▸ Raw records:
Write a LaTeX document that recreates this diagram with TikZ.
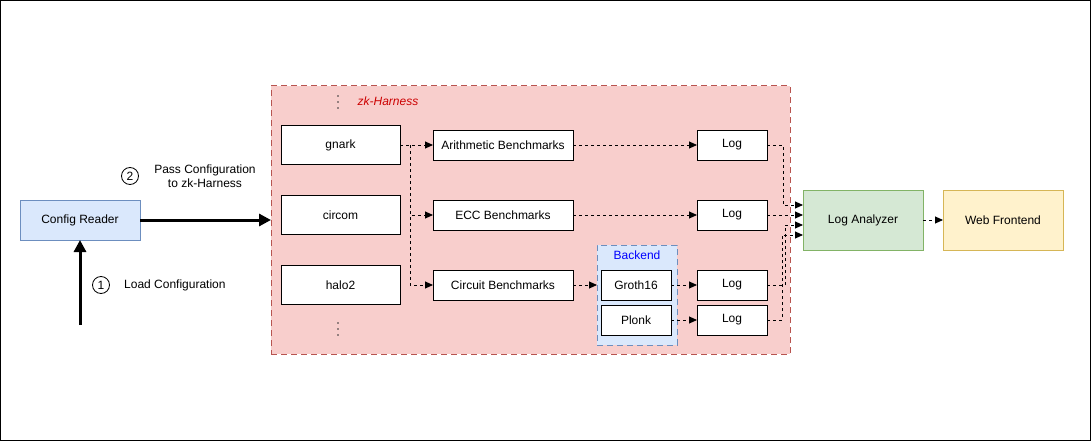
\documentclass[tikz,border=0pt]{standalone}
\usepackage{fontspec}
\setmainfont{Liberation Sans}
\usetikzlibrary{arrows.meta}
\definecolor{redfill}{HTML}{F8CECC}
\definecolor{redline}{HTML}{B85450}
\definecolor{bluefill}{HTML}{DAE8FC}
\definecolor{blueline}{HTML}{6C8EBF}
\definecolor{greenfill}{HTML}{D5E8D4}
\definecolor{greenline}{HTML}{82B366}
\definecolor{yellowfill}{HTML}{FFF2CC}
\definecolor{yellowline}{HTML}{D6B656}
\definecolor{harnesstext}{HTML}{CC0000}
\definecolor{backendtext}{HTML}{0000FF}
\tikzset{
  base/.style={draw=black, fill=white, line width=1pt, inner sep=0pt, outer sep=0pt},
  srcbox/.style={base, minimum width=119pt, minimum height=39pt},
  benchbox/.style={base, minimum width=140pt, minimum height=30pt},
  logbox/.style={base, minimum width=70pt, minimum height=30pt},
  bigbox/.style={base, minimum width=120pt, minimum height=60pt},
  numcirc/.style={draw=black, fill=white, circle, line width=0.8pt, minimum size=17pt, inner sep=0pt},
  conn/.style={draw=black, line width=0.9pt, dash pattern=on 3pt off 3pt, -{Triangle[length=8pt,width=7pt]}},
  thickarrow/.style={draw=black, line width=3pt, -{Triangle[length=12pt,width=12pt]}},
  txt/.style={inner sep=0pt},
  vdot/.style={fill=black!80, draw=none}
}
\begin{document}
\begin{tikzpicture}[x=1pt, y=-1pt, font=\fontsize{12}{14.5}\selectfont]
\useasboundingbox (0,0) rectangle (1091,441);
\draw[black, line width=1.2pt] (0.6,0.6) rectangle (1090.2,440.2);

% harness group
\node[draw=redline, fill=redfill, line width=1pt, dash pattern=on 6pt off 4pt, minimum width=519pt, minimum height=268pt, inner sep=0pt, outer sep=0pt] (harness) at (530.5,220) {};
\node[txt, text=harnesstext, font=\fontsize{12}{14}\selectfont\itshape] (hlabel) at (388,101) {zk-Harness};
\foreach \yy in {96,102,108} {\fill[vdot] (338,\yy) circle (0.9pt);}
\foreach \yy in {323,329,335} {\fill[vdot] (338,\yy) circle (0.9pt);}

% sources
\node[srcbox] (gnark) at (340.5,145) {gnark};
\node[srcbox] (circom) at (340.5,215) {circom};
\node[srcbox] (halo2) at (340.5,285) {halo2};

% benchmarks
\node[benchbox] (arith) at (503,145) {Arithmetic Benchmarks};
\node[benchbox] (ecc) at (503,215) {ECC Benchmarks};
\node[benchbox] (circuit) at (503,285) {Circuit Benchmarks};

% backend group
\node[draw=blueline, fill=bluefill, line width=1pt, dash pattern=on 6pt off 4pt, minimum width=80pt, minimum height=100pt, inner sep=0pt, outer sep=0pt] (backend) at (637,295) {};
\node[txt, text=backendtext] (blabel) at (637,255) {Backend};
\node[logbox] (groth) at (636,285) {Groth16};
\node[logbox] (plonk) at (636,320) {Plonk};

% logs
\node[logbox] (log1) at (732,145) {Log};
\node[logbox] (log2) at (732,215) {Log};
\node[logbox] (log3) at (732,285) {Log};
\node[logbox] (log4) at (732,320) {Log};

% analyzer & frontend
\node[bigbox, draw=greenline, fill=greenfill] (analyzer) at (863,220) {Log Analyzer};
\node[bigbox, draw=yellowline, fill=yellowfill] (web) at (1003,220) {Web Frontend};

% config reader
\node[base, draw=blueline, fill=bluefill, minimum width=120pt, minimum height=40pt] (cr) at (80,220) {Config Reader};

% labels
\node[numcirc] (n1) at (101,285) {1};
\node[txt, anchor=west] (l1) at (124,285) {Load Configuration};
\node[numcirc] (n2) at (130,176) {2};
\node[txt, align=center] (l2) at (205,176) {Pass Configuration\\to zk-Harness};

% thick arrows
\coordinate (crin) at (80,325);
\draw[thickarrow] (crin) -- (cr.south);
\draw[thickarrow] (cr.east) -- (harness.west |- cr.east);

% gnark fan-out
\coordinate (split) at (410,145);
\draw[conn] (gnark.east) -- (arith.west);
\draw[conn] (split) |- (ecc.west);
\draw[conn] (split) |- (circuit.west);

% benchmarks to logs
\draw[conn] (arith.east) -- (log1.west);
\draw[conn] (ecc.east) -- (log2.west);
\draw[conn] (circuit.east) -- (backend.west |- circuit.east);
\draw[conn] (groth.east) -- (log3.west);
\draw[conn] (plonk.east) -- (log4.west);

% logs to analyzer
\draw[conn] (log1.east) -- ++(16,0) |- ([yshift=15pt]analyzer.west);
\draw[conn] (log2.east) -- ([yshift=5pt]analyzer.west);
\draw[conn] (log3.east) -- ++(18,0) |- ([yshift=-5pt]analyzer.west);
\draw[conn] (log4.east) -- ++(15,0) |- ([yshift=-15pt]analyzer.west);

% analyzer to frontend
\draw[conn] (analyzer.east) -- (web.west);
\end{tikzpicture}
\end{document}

==

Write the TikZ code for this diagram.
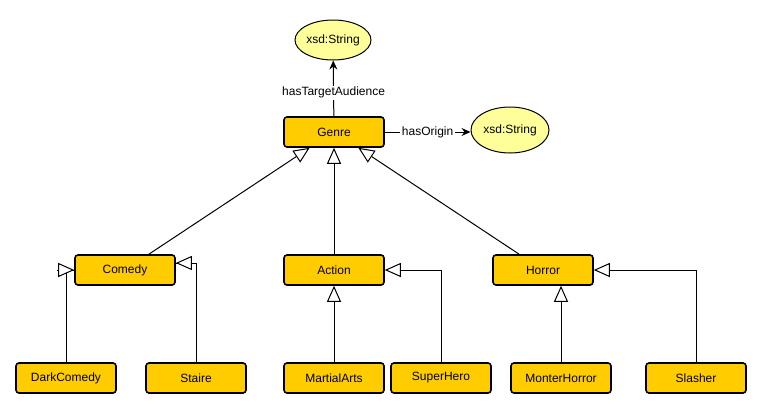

▸ Set exercise: Do not copy any pictures. Retype exactly the stretch from the line with "Write a LaTeX" through the line with "(circuit) at (503,285)".

▸ Exercise answer:
Write a LaTeX document that recreates this diagram with TikZ.
\documentclass[tikz,border=0pt]{standalone}
\usepackage{fontspec}
\setmainfont{Liberation Sans}
\usetikzlibrary{arrows.meta}
\definecolor{redfill}{HTML}{F8CECC}
\definecolor{redline}{HTML}{B85450}
\definecolor{bluefill}{HTML}{DAE8FC}
\definecolor{blueline}{HTML}{6C8EBF}
\definecolor{greenfill}{HTML}{D5E8D4}
\definecolor{greenline}{HTML}{82B366}
\definecolor{yellowfill}{HTML}{FFF2CC}
\definecolor{yellowline}{HTML}{D6B656}
\definecolor{harnesstext}{HTML}{CC0000}
\definecolor{backendtext}{HTML}{0000FF}
\tikzset{
  base/.style={draw=black, fill=white, line width=1pt, inner sep=0pt, outer sep=0pt},
  srcbox/.style={base, minimum width=119pt, minimum height=39pt},
  benchbox/.style={base, minimum width=140pt, minimum height=30pt},
  logbox/.style={base, minimum width=70pt, minimum height=30pt},
  bigbox/.style={base, minimum width=120pt, minimum height=60pt},
  numcirc/.style={draw=black, fill=white, circle, line width=0.8pt, minimum size=17pt, inner sep=0pt},
  conn/.style={draw=black, line width=0.9pt, dash pattern=on 3pt off 3pt, -{Triangle[length=8pt,width=7pt]}},
  thickarrow/.style={draw=black, line width=3pt, -{Triangle[length=12pt,width=12pt]}},
  txt/.style={inner sep=0pt},
  vdot/.style={fill=black!80, draw=none}
}
\begin{document}
\begin{tikzpicture}[x=1pt, y=-1pt, font=\fontsize{12}{14.5}\selectfont]
\useasboundingbox (0,0) rectangle (1091,441);
\draw[black, line width=1.2pt] (0.6,0.6) rectangle (1090.2,440.2);

% harness group
\node[draw=redline, fill=redfill, line width=1pt, dash pattern=on 6pt off 4pt, minimum width=519pt, minimum height=268pt, inner sep=0pt, outer sep=0pt] (harness) at (530.5,220) {};
\node[txt, text=harnesstext, font=\fontsize{12}{14}\selectfont\itshape] (hlabel) at (388,101) {zk-Harness};
\foreach \yy in {96,102,108} {\fill[vdot] (338,\yy) circle (0.9pt);}
\foreach \yy in {323,329,335} {\fill[vdot] (338,\yy) circle (0.9pt);}

% sources
\node[srcbox] (gnark) at (340.5,145) {gnark};
\node[srcbox] (circom) at (340.5,215) {circom};
\node[srcbox] (halo2) at (340.5,285) {halo2};

% benchmarks
\node[benchbox] (arith) at (503,145) {Arithmetic Benchmarks};
\node[benchbox] (ecc) at (503,215) {ECC Benchmarks};
\node[benchbox] (circuit) at (503,285) {Circuit Benchmarks};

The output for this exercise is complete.